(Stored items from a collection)
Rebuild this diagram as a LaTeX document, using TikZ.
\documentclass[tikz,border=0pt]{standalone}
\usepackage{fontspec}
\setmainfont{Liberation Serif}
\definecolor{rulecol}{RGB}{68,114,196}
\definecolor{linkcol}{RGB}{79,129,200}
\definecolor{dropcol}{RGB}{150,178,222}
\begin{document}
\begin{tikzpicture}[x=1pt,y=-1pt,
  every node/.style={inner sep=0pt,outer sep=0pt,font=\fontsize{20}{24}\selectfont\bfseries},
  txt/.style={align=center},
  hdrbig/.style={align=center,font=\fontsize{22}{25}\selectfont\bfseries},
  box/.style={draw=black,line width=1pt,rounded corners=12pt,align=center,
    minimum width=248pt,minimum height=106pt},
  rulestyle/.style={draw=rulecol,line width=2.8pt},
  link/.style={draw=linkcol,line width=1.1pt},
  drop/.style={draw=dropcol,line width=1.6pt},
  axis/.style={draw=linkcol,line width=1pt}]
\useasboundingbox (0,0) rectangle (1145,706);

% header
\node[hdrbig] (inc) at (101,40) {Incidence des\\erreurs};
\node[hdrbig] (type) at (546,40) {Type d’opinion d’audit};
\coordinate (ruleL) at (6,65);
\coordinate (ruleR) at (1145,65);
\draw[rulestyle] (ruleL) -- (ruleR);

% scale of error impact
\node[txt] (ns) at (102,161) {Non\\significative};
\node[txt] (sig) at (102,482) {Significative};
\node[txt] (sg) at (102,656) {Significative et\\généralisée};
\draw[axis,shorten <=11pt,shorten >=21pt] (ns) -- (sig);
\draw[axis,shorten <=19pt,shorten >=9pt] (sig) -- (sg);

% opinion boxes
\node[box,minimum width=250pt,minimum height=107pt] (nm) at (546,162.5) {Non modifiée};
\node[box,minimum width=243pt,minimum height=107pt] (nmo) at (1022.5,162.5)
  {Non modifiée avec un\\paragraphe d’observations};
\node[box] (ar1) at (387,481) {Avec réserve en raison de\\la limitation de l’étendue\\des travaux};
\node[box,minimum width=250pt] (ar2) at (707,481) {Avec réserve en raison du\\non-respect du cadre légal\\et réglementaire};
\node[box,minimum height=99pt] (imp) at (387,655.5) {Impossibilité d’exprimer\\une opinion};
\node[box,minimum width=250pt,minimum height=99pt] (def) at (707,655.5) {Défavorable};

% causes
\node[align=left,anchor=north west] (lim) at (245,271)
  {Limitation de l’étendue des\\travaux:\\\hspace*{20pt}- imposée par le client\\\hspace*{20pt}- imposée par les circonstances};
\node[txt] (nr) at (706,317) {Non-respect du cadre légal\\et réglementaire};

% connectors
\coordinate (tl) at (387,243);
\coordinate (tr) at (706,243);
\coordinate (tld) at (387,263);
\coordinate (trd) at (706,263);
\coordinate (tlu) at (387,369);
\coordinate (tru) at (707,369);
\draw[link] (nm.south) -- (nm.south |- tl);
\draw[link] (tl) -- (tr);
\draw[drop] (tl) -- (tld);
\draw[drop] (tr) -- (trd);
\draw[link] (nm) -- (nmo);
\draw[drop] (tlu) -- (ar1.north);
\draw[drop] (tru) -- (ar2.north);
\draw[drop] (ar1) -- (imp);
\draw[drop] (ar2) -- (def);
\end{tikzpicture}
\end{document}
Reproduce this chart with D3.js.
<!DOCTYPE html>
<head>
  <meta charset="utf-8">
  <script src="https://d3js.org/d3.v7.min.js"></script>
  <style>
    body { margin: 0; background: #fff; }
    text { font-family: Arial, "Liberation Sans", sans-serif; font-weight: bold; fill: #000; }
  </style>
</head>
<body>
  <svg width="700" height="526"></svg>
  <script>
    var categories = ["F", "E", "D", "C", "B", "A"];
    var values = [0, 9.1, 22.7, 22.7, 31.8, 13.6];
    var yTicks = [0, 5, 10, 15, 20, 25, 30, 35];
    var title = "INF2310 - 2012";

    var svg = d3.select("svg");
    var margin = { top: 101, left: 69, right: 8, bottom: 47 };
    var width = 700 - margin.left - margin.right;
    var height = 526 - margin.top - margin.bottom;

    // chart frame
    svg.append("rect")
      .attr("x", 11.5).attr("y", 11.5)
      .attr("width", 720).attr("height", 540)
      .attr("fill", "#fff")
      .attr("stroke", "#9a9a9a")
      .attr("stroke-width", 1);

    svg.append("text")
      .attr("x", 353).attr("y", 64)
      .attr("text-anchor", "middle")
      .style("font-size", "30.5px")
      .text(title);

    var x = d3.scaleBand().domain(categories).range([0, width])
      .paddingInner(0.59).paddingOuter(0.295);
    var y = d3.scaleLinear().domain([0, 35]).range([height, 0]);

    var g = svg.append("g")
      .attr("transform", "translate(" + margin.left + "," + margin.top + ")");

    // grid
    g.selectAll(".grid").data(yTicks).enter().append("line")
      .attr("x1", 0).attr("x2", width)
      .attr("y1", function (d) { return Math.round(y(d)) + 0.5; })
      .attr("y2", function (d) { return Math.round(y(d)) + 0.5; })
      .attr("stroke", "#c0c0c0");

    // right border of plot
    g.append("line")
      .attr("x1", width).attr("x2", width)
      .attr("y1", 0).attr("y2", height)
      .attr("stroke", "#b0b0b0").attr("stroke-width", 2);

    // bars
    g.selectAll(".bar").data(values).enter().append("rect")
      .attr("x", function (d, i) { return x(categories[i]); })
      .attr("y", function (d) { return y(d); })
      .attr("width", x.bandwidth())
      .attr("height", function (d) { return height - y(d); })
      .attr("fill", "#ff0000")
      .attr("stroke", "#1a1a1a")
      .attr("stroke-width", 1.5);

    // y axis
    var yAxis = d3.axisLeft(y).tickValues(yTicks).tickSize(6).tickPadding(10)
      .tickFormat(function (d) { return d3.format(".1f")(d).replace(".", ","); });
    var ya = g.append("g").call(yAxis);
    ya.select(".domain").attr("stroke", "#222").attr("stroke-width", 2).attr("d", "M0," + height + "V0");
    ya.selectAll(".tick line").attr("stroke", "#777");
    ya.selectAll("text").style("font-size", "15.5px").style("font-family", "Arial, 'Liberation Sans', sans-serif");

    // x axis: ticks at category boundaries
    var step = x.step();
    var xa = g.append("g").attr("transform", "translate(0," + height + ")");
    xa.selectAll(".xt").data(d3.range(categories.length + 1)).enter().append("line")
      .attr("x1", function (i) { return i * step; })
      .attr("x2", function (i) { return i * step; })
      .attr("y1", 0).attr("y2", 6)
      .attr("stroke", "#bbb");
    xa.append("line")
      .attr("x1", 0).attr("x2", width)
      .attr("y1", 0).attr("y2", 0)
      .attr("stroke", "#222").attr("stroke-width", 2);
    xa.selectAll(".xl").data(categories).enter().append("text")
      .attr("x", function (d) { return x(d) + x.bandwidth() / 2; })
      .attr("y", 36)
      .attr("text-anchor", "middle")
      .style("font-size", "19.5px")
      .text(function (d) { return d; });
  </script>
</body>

== TASK GOAL ==
Every record shown above should be written out again exactly.

== SOLUTION TO THIS PROBLEM ==
Rebuild this diagram as a LaTeX document, using TikZ.
\documentclass[tikz,border=0pt]{standalone}
\usepackage{fontspec}
\setmainfont{Liberation Serif}
\definecolor{rulecol}{RGB}{68,114,196}
\definecolor{linkcol}{RGB}{79,129,200}
\definecolor{dropcol}{RGB}{150,178,222}
\begin{document}
\begin{tikzpicture}[x=1pt,y=-1pt,
  every node/.style={inner sep=0pt,outer sep=0pt,font=\fontsize{20}{24}\selectfont\bfseries},
  txt/.style={align=center},
  hdrbig/.style={align=center,font=\fontsize{22}{25}\selectfont\bfseries},
  box/.style={draw=black,line width=1pt,rounded corners=12pt,align=center,
    minimum width=248pt,minimum height=106pt},
  rulestyle/.style={draw=rulecol,line width=2.8pt},
  link/.style={draw=linkcol,line width=1.1pt},
  drop/.style={draw=dropcol,line width=1.6pt},
  axis/.style={draw=linkcol,line width=1pt}]
\useasboundingbox (0,0) rectangle (1145,706);

% header
\node[hdrbig] (inc) at (101,40) {Incidence des\\erreurs};
\node[hdrbig] (type) at (546,40) {Type d’opinion d’audit};
\coordinate (ruleL) at (6,65);
\coordinate (ruleR) at (1145,65);
\draw[rulestyle] (ruleL) -- (ruleR);

% scale of error impact
\node[txt] (ns) at (102,161) {Non\\significative};
\node[txt] (sig) at (102,482) {Significative};
\node[txt] (sg) at (102,656) {Significative et\\généralisée};
\draw[axis,shorten <=11pt,shorten >=21pt] (ns) -- (sig);
\draw[axis,shorten <=19pt,shorten >=9pt] (sig) -- (sg);

% opinion boxes
\node[box,minimum width=250pt,minimum height=107pt] (nm) at (546,162.5) {Non modifiée};
\node[box,minimum width=243pt,minimum height=107pt] (nmo) at (1022.5,162.5)
  {Non modifiée avec un\\paragraphe d’observations};
\node[box] (ar1) at (387,481) {Avec réserve en raison de\\la limitation de l’étendue\\des travaux};
\node[box,minimum width=250pt] (ar2) at (707,481) {Avec réserve en raison du\\non-respect du cadre légal\\et réglementaire};
\node[box,minimum height=99pt] (imp) at (387,655.5) {Impossibilité d’exprimer\\une opinion};
\node[box,minimum width=250pt,minimum height=99pt] (def) at (707,655.5) {Défavorable};

% causes
\node[align=left,anchor=north west] (lim) at (245,271)
  {Limitation de l’étendue des\\travaux:\\\hspace*{20pt}- imposée par le client\\\hspace*{20pt}- imposée par les circonstances};
\node[txt] (nr) at (706,317) {Non-respect du cadre légal\\et réglementaire};

% connectors
\coordinate (tl) at (387,243);
\coordinate (tr) at (706,243);
\coordinate (tld) at (387,263);
\coordinate (trd) at (706,263);
\coordinate (tlu) at (387,369);
\coordinate (tru) at (707,369);
\draw[link] (nm.south) -- (nm.south |- tl);
\draw[link] (tl) -- (tr);
\draw[drop] (tl) -- (tld);
\draw[drop] (tr) -- (trd);
\draw[link] (nm) -- (nmo);
\draw[drop] (tlu) -- (ar1.north);
\draw[drop] (tru) -- (ar2.north);
\draw[drop] (ar1) -- (imp);
\draw[drop] (ar2) -- (def);
\end{tikzpicture}
\end{document}
Reproduce this chart with D3.js.
<!DOCTYPE html>
<head>
  <meta charset="utf-8">
  <script src="https://d3js.org/d3.v7.min.js"></script>
  <style>
    body { margin: 0; background: #fff; }
    text { font-family: Arial, "Liberation Sans", sans-serif; font-weight: bold; fill: #000; }
  </style>
</head>
<body>
  <svg width="700" height="526"></svg>
  <script>
    var categories = ["F", "E", "D", "C", "B", "A"];
    var values = [0, 9.1, 22.7, 22.7, 31.8, 13.6];
    var yTicks = [0, 5, 10, 15, 20, 25, 30, 35];
    var title = "INF2310 - 2012";

    var svg = d3.select("svg");
    var margin = { top: 101, left: 69, right: 8, bottom: 47 };
    var width = 700 - margin.left - margin.right;
    var height = 526 - margin.top - margin.bottom;

    // chart frame
    svg.append("rect")
      .attr("x", 11.5).attr("y", 11.5)
      .attr("width", 720).attr("height", 540)
      .attr("fill", "#fff")
      .attr("stroke", "#9a9a9a")
      .attr("stroke-width", 1);

    svg.append("text")
      .attr("x", 353).attr("y", 64)
      .attr("text-anchor", "middle")
      .style("font-size", "30.5px")
      .text(title);

    var x = d3.scaleBand().domain(categories).range([0, width])
      .paddingInner(0.59).paddingOuter(0.295);
    var y = d3.scaleLinear().domain([0, 35]).range([height, 0]);

    var g = svg.append("g")
      .attr("transform", "translate(" + margin.left + "," + margin.top + ")");

    // grid
    g.selectAll(".grid").data(yTicks).enter().append("line")
      .attr("x1", 0).attr("x2", width)
      .attr("y1", function (d) { return Math.round(y(d)) + 0.5; })
      .attr("y2", function (d) { return Math.round(y(d)) + 0.5; })
      .attr("stroke", "#c0c0c0");

    // right border of plot
    g.append("line")
      .attr("x1", width).attr("x2", width)
      .attr("y1", 0).attr("y2", height)
      .attr("stroke", "#b0b0b0").attr("stroke-width", 2);

    // bars
    g.selectAll(".bar").data(values).enter().append("rect")
      .attr("x", function (d, i) { return x(categories[i]); })
      .attr("y", function (d) { return y(d); })
      .attr("width", x.bandwidth())
      .attr("height", function (d) { return height - y(d); })
      .attr("fill", "#ff0000")
      .attr("stroke", "#1a1a1a")
      .attr("stroke-width", 1.5);

    // y axis
    var yAxis = d3.axisLeft(y).tickValues(yTicks).tickSize(6).tickPadding(10)
      .tickFormat(function (d) { return d3.format(".1f")(d).replace(".", ","); });
    var ya = g.append("g").call(yAxis);
    ya.select(".domain").attr("stroke", "#222").attr("stroke-width", 2).attr("d", "M0," + height + "V0");
    ya.selectAll(".tick line").attr("stroke", "#777");
    ya.selectAll("text").style("font-size", "15.5px").style("font-family", "Arial, 'Liberation Sans', sans-serif");

    // x axis: ticks at category boundaries
    var step = x.step();
    var xa = g.append("g").attr("transform", "translate(0," + height + ")");
    xa.selectAll(".xt").data(d3.range(categories.length + 1)).enter().append("line")
      .attr("x1", function (i) { return i * step; })
      .attr("x2", function (i) { return i * step; })
      .attr("y1", 0).attr("y2", 6)
      .attr("stroke", "#bbb");
    xa.append("line")
      .attr("x1", 0).attr("x2", width)
      .attr("y1", 0).attr("y2", 0)
      .attr("stroke", "#222").attr("stroke-width", 2);
    xa.selectAll(".xl").data(categories).enter().append("text")
      .attr("x", function (d) { return x(d) + x.bandwidth() / 2; })
      .attr("y", 36)
      .attr("text-anchor", "middle")
      .style("font-size", "19.5px")
      .text(function (d) { return d; });
  </script>
</body>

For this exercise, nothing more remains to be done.